Will You accept me just as I am—devoid of pretense?
Will You guide me on my journey back to wholeness?
Will You take my hand, touch my heart, and forgive me?
Will You be with me today and give me strength?
Will You guide me from this day forward, one day at a time?
Because, if You don’t, I will never make it by myself,
MY SLOGAN: I have found that the process of discovering who I really am begins with knowing who I really don’t want to be.
—I believe God has a positive plan for my life.
—I believe my future is filled with hope.
—God has good things planned for me and not calamity.
—God intends for my life to be prosperous and fruitful.
MY MEDITATION: Hear my prayer, O Lord, and give ear to my cry; do not be silent at my tears; for I am a stranger with Thee, a sojourner like all my fathers. Turn Thy gaze away from me, that I may smile again, before I depart and am no more (Psalm 39:12-13.)

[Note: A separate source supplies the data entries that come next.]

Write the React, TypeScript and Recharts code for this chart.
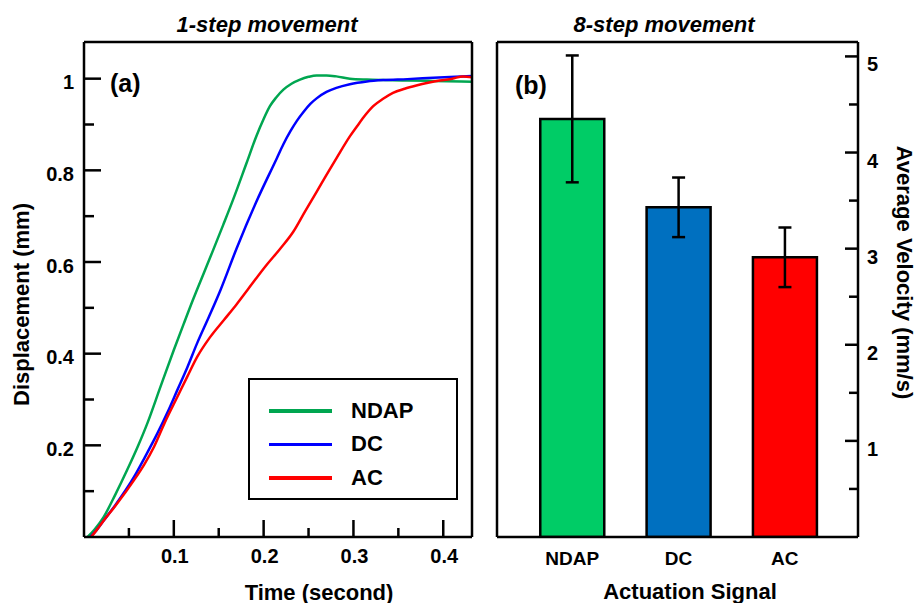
import React from "react";
import { Bar, BarChart, Cell, ErrorBar, Legend, Line, LineChart, XAxis, YAxis } from "recharts";

const FONT = "'Liberation Sans', Arial, Helvetica, sans-serif";

// (a) 1-step movement: displacement (mm) vs time (s)
const ndapCurve = [
  { t: 0.004, d: 0 }, { t: 0.012, d: 0.017 }, { t: 0.022, d: 0.044 }, { t: 0.035, d: 0.093 },
  { t: 0.048, d: 0.146 }, { t: 0.06, d: 0.198 }, { t: 0.0705, d: 0.248 }, { t: 0.085, d: 0.327 },
  { t: 0.1, d: 0.408 }, { t: 0.111, d: 0.465 }, { t: 0.122, d: 0.521 }, { t: 0.133, d: 0.574 },
  { t: 0.144, d: 0.627 }, { t: 0.155, d: 0.681 }, { t: 0.166, d: 0.736 }, { t: 0.181, d: 0.816 },
  { t: 0.192, d: 0.875 }, { t: 0.2, d: 0.912 }, { t: 0.207, d: 0.94 }, { t: 0.214, d: 0.959 },
  { t: 0.222, d: 0.976 }, { t: 0.231, d: 0.989 }, { t: 0.2405, d: 0.998 }, { t: 0.25, d: 1.004 },
  { t: 0.259, d: 1.007 }, { t: 0.27, d: 1.007 }, { t: 0.281, d: 1.005 }, { t: 0.296, d: 1.0 },
  { t: 0.315, d: 0.998 }, { t: 0.333, d: 0.997 }, { t: 0.36, d: 0.996 }, { t: 0.389, d: 0.995 },
  { t: 0.432, d: 0.993 },
];

const dcCurve = [
  { t: 0.007, d: 0 }, { t: 0.014, d: 0.015 }, { t: 0.022, d: 0.036 }, { t: 0.035, d: 0.07 },
  { t: 0.0557, d: 0.131 }, { t: 0.068, d: 0.175 }, { t: 0.0817, d: 0.226 }, { t: 0.093, d: 0.272 },
  { t: 0.104, d: 0.321 }, { t: 0.115, d: 0.37 }, { t: 0.126, d: 0.423 }, { t: 0.139, d: 0.48 },
  { t: 0.152, d: 0.539 }, { t: 0.17, d: 0.63 }, { t: 0.192, d: 0.732 }, { t: 0.2146, d: 0.826 },
  { t: 0.222, d: 0.857 }, { t: 0.23, d: 0.886 }, { t: 0.237, d: 0.908 }, { t: 0.245, d: 0.929 },
  { t: 0.252, d: 0.945 }, { t: 0.259, d: 0.957 }, { t: 0.27, d: 0.971 }, { t: 0.281, d: 0.98 },
  { t: 0.296, d: 0.988 }, { t: 0.315, d: 0.994 }, { t: 0.333, d: 0.997 }, { t: 0.36, d: 0.999 },
  { t: 0.389, d: 1.002 }, { t: 0.432, d: 1.006 },
];

const acCurve = [
  { t: 0.008, d: 0 }, { t: 0.014, d: 0.015 }, { t: 0.022, d: 0.036 }, { t: 0.035, d: 0.068 },
  { t: 0.0557, d: 0.124 }, { t: 0.067, d: 0.158 }, { t: 0.078, d: 0.197 }, { t: 0.09, d: 0.25 },
  { t: 0.104, d: 0.306 }, { t: 0.115, d: 0.35 }, { t: 0.126, d: 0.393 }, { t: 0.14, d: 0.435 },
  { t: 0.156, d: 0.474 }, { t: 0.17, d: 0.508 }, { t: 0.182, d: 0.539 }, { t: 0.203, d: 0.593 },
  { t: 0.218, d: 0.628 }, { t: 0.233, d: 0.666 }, { t: 0.246, d: 0.71 }, { t: 0.259, d: 0.753 },
  { t: 0.27, d: 0.79 }, { t: 0.281, d: 0.826 }, { t: 0.296, d: 0.874 }, { t: 0.304, d: 0.896 },
  { t: 0.313, d: 0.92 }, { t: 0.322, d: 0.94 }, { t: 0.333, d: 0.956 }, { t: 0.344, d: 0.969 },
  { t: 0.357, d: 0.978 }, { t: 0.37, d: 0.985 }, { t: 0.383, d: 0.991 }, { t: 0.396, d: 0.996 },
  { t: 0.41, d: 1.0 }, { t: 0.422, d: 1.005 }, { t: 0.432, d: 1.003 },
];

const timeTicks = [0.05, 0.1, 0.15, 0.2, 0.25, 0.3, 0.35, 0.4];
const timeLabels = ["", "0.1", "", "0.2", "", "0.3", "", "0.4"];
const dispTicks = [0.1, 0.2, 0.3, 0.4, 0.5, 0.6, 0.7, 0.8, 0.9, 1.0];
const dispLabels = ["", "0.2", "", "0.4", "", "0.6", "", "0.8", "", "1"];

// (b) 8-step movement: average velocity (mm/s) with error bars
const signals = ["NDAP", "DC", "AC"];
const avgVelocity = [4.35, 3.43, 2.91];
const velocityErr = [0.66, 0.31, 0.31];
const velocityTicks = [0.5, 1, 1.5, 2, 2.5, 3, 3.5, 4, 4.5, 5];
const velocityLabels = ["", "1", "", "2", "", "3", "", "4", "", "5"];

const lineColors = { NDAP: "#00A650", DC: "#0000FF", AC: "#FF0000" };
const barColors = ["#00CC66", "#0070C0", "#FF0000"];

const barData = signals.map((name, i) => ({ name, v: avgVelocity[i], err: velocityErr[i] }));

const textStyle = { fontFamily: FONT, fontWeight: 700, fill: "#000" };
const AXIS = { stroke: "#000", strokeWidth: 2.5 };

function LeftTick({ x, y, index }: any) {
  const label = dispLabels[index] ?? "";
  const len = label ? 17 : 10;
  return (
    <g>
      <line x1={x} x2={x + len} y1={y} y2={y} stroke="#000" strokeWidth={2.5} />
      {label && (
        <text x={x - 10} y={y + 3.5} textAnchor="end" dominantBaseline="central" fontSize={20} style={textStyle}>
          {label}
        </text>
      )}
    </g>
  );
}

function TimeTick({ x, y, index }: any) {
  const label = timeLabels[index] ?? "";
  const len = label ? 17 : 9;
  return (
    <g>
      <line x1={x} x2={x} y1={y} y2={y - len} stroke="#000" strokeWidth={2.5} />
      {label && (
        <text x={x + 1} y={y + 19} textAnchor="middle" dominantBaseline="central" fontSize={20} style={textStyle}>
          {label}
        </text>
      )}
    </g>
  );
}

function RightTick({ x, y, index }: any) {
  const label = velocityLabels[index] ?? "";
  const len = label ? 13 : 9;
  return (
    <g>
      <line x1={x} x2={x - len} y1={y} y2={y} stroke="#000" strokeWidth={2.5} />
      {label && (
        <text x={x + 9} y={y + 8} textAnchor="start" dominantBaseline="central" fontSize={20} style={textStyle}>
          {label}
        </text>
      )}
    </g>
  );
}

function CategoryTick({ x, y, payload }: any) {
  return (
    <text x={x} y={y + 21} textAnchor="middle" dominantBaseline="central" fontSize={19} style={textStyle}>
      {payload.value}
    </text>
  );
}

function AxisTitle({ viewBox, text, shiftX = 0, shiftY = 0, rot = 0 }: any) {
  const cx = viewBox.x + viewBox.width / 2 + shiftX;
  const cy = viewBox.y + viewBox.height / 2 + shiftY;
  return (
    <g transform={`translate(${cx}, ${cy}) rotate(${rot})`}>
      <text x={0} y={0} textAnchor="middle" dominantBaseline="central" fontSize={22} style={textStyle}>
        {text}
      </text>
    </g>
  );
}

function LegendBox({ payload }: any) {
  const items = signals.map((s) => (payload || []).find((p: any) => p.value === s)).filter(Boolean);
  return (
    <div style={{ border: "2.5px solid #000", boxSizing: "border-box", width: 210, height: 122, padding: "14px 0 0 19px", background: "#fff" }}>
      {items.map((p: any) => (
        <div key={p.value} style={{ display: "flex", alignItems: "center", height: 33.5 }}>
          <span style={{ display: "inline-block", width: 63, height: 3.5, background: p.color, marginRight: 19 }} />
          <span style={{ fontFamily: FONT, fontWeight: 700, fontSize: 22 }}>{p.value}</span>
        </div>
      ))}
    </div>
  );
}

const headStyle: React.CSSProperties = {
  position: "absolute",
  transform: "translate(-50%, -50%)",
  fontFamily: FONT,
  fontWeight: 700,
  whiteSpace: "nowrap",
  lineHeight: 1,
};

export default function App() {
  return (
    <div style={{ position: "absolute", left: 0, top: 0, width: 915, height: 603, background: "#fff" }}>
      <div style={{ ...headStyle, left: 267, top: 25, fontSize: 22, fontStyle: "italic" }}>1-step movement</div>
      <div style={{ ...headStyle, left: 664, top: 25, fontSize: 22, fontStyle: "italic" }}>8-step movement</div>

      <div style={{ position: "absolute", left: 0, top: 0 }}>
        <LineChart width={480} height={603} margin={{ top: 41, right: 7, bottom: 36, left: 14 }}>
          <XAxis
            dataKey="t"
            type="number"
            domain={[0, 0.432]}
            allowDataOverflow
            ticks={timeTicks}
            interval={0}
            height={30}
            tickSize={0}
            tickMargin={0}
            tickLine={false}
            axisLine={AXIS}
            tick={<TimeTick />}
            label={<AxisTitle text="Time (second)" shiftX={41} shiftY={40} />}
          />
          <XAxis xAxisId="top" orientation="top" dataKey="t" type="number" domain={[0, 0.432]} allowDataOverflow height={1} tick={false} tickLine={false} axisLine={AXIS} />
          <YAxis
            type="number"
            domain={[0, 1.08]}
            allowDataOverflow
            ticks={dispTicks}
            interval={0}
            width={70}
            tickSize={0}
            tickMargin={0}
            tickLine={false}
            axisLine={AXIS}
            tick={<LeftTick />}
            label={<AxisTitle text="Displacement (mm)" rot={-90} shiftX={-28} shiftY={15} />}
          />
          <YAxis yAxisId="right" orientation="right" type="number" domain={[0, 1.08]} allowDataOverflow width={1} tick={false} tickLine={false} axisLine={AXIS} />
          <Legend
            layout="vertical"
            align="center"
            verticalAlign="middle"
            content={<LegendBox />}
            wrapperStyle={{ left: 248, top: 378, width: 210, height: 122 }}
          />
          <Line name="NDAP" data={ndapCurve} dataKey="d" type="monotone" stroke={lineColors.NDAP} strokeWidth={2.5} dot={false} isAnimationActive={false} />
          <Line name="DC" data={dcCurve} dataKey="d" type="monotone" stroke={lineColors.DC} strokeWidth={2.5} dot={false} isAnimationActive={false} />
          <Line name="AC" data={acCurve} dataKey="d" type="monotone" stroke={lineColors.AC} strokeWidth={2.5} dot={false} isAnimationActive={false} />
        </LineChart>
      </div>
      <div style={{ ...headStyle, transform: "none", left: 110, top: 71, fontSize: 25 }}>(a)</div>

      <div style={{ position: "absolute", left: 480, top: 0 }}>
        <BarChart width={435} height={603} data={barData} margin={{ top: 41, right: 17, bottom: 36, left: 16 }} barCategoryGap="20%">
          <XAxis
            dataKey="name"
            height={30}
            padding={{ left: 22, right: 20 }}
            tickSize={0}
            tickMargin={0}
            tickLine={false}
            axisLine={AXIS}
            tick={<CategoryTick />}
            label={<AxisTitle text="Actuation Signal" shiftX={12.5} shiftY={39} />}
          />
          <XAxis xAxisId="top" orientation="top" dataKey="name" height={1} tick={false} tickLine={false} axisLine={AXIS} />
          <YAxis
            orientation="right"
            type="number"
            domain={[0, 5.15]}
            allowDataOverflow
            ticks={velocityTicks}
            interval={0}
            width={40}
            tickSize={0}
            tickMargin={0}
            tickLine={false}
            axisLine={AXIS}
            tick={<RightTick />}
            label={<AxisTitle text="Average Velocity (mm/s)" rot={90} shiftX={26} shiftY={-17} />}
          />
          <YAxis yAxisId="left" orientation="left" type="number" domain={[0, 5.15]} allowDataOverflow width={1} tick={false} tickLine={false} axisLine={AXIS} />
          <Bar dataKey="v" stroke="#000" strokeWidth={2.5} isAnimationActive={false}>
            {barData.map((d, i) => (
              <Cell key={d.name} fill={barColors[i]} />
            ))}
            <ErrorBar dataKey="err" width={6.5} stroke="#000" strokeWidth={2.5} />
          </Bar>
        </BarChart>
      </div>
      <div style={{ ...headStyle, transform: "none", left: 515, top: 73, fontSize: 25 }}>(b)</div>
    </div>
  );
}
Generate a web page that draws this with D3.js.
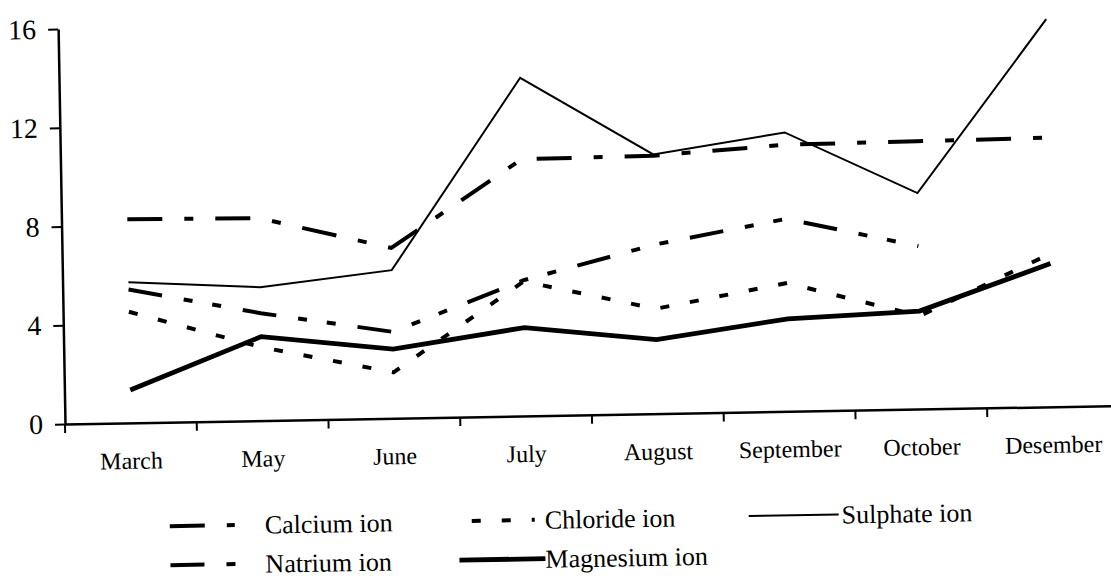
<!DOCTYPE html>
<html>
<head>
<meta charset="utf-8">
<script src="https://cdn.jsdelivr.net/npm/d3@7"></script>
<style>
  html, body { margin: 0; padding: 0; background: #fff; }
  svg { display: block; }
  svg text { font-family: "Liberation Serif", "Times New Roman", serif; }
</style>
</head>
<body>
<div id="chart"></div>
<script>
// Data
const categories = ["March", "May", "June", "July", "August", "September", "October", "Desember"];
const calcium   = [8.25, 8.2, 6.9, 10.4, 10.45, 10.8, 10.85, 10.9];
const natrium   = [5.4, 4.35, 3.5, 5.5, 6.85, 7.8, 6.6, null];
const chloride  = [4.5, 2.97, 1.86, 5.45, 4.25, 5.2, 3.77, 6.2];
const sulphate  = [5.7, 5.4, 6.0, 13.7, 10.5, 11.3, 8.75, 15.7];
const magnesium = [1.33, 3.4, 2.8, 3.58, 3.0, 3.75, 3.97, 5.8];
const yTicks = [0, 4, 8, 12, 16];

const width = 1111;
const height = 580;
const font = "'Liberation Serif', 'Times New Roman', serif";

const series = [
  { name: "Calcium ion",   values: calcium,   width: 4,   dash: "35,22,9,22" },
  { name: "Natrium ion",   values: natrium,   width: 4,   dash: "34,22,9,20,9,22" },
  { name: "Chloride ion",  values: chloride,  width: 4,   dash: "9,21" },
  { name: "Sulphate ion",  values: sulphate,  width: 2,   dash: null },
  { name: "Magnesium ion", values: magnesium, width: 4.8, dash: null }
];

const svg = d3.select("#chart").append("svg")
  .attr("width", width)
  .attr("height", height);

// the scan is tilted about one degree, so the whole figure is rotated around the origin
const g = svg.append("g")
  .attr("transform", "translate(65,424) rotate(-1.0)");

const plotW = 1054;
const plotH = 395;

const x = d3.scaleBand().domain(categories).range([0, plotW]);
const y = d3.scaleLinear().domain([0, 16]).range([0, -plotH]);

// y axis
const yAxis = g.append("g")
  .call(d3.axisLeft(y).tickValues(yTicks).tickSize(10).tickSizeOuter(0).tickPadding(12));
yAxis.select(".domain").attr("stroke", "#000").attr("stroke-width", 2.5);
yAxis.selectAll(".tick line").attr("stroke", "#000").attr("stroke-width", 2);
yAxis.selectAll(".tick text")
  .style("font-family", font)
  .style("font-size", "28px")
  .attr("fill", "#000");

// x axis (labels centred on bands, ticks on band boundaries)
const xAxis = g.append("g")
  .call(d3.axisBottom(x).tickSize(0).tickSizeOuter(0).tickPadding(29));
xAxis.select(".domain").attr("stroke", "#000").attr("stroke-width", 2.5);
xAxis.selectAll(".tick text")
  .style("font-family", font)
  .style("font-size", "24px")
  .attr("fill", "#000");

g.selectAll(".xtick")
  .data(categories)
  .join("line")
  .attr("class", "xtick")
  .attr("x1", d => x(d))
  .attr("x2", d => x(d))
  .attr("y1", 0)
  .attr("y2", 9)
  .attr("stroke", "#000")
  .attr("stroke-width", 2);

// lines
const line = d3.line()
  .defined(d => d != null)
  .x((d, i) => x(categories[i]) + x.bandwidth() / 2)
  .y(d => y(d));

series.forEach(s => {
  g.append("path")
    .datum(s.values)
    .attr("fill", "none")
    .attr("stroke", "#000")
    .attr("stroke-width", s.width)
    .attr("stroke-dasharray", s.dash)
    .attr("stroke-linejoin", "miter")
    .attr("d", line);
});

// legend (inside the tilted group, like the rest of the scan)
const legendItems = [
  { s: series[0], x1: 103, x2: 168, tx: 198, ty: 104 },
  { s: series[2], x1: 405, x2: 468, tx: 478, ty: 104 },
  { s: series[3], x1: 682, x2: 772, tx: 775, ty: 104 },
  { s: series[1], x1: 103, x2: 168, tx: 198, ty: 143 },
  { s: series[4], x1: 392, x2: 478, tx: 478, ty: 143 }
];

const legend = g.append("g");
legendItems.forEach(it => {
  legend.append("line")
    .attr("x1", it.x1)
    .attr("x2", it.x2)
    .attr("y1", it.ty)
    .attr("y2", it.ty)
    .attr("stroke", "#000")
    .attr("stroke-width", it.s.width)
    .attr("stroke-dasharray", it.s.dash);
  legend.append("text")
    .attr("x", it.tx)
    .attr("y", it.ty)
    .attr("dy", "0.35em")
    .style("font-family", font)
    .style("font-size", "26px")
    .attr("fill", "#000")
    .text(it.s.name);
});
</script>
</body>
</html>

MY JOURNAL—I want to discard being pretentious. To do so:
I must admit the truth about who I am, including:
I will be honest about the things that frighten me, including these three things:
I will admit that I feel insecure. It is because:
I will visualize into the future. This is who I am supposed to be:
Give yourself time to work through each exercise, and return to the opening prayer if you feel stuck. Allow the power of God’s Holy Spirit to work in your heart every step of the way! He is ready, willing and more than able to do exceedingly abundantly more than we can ever ask, think or imagine!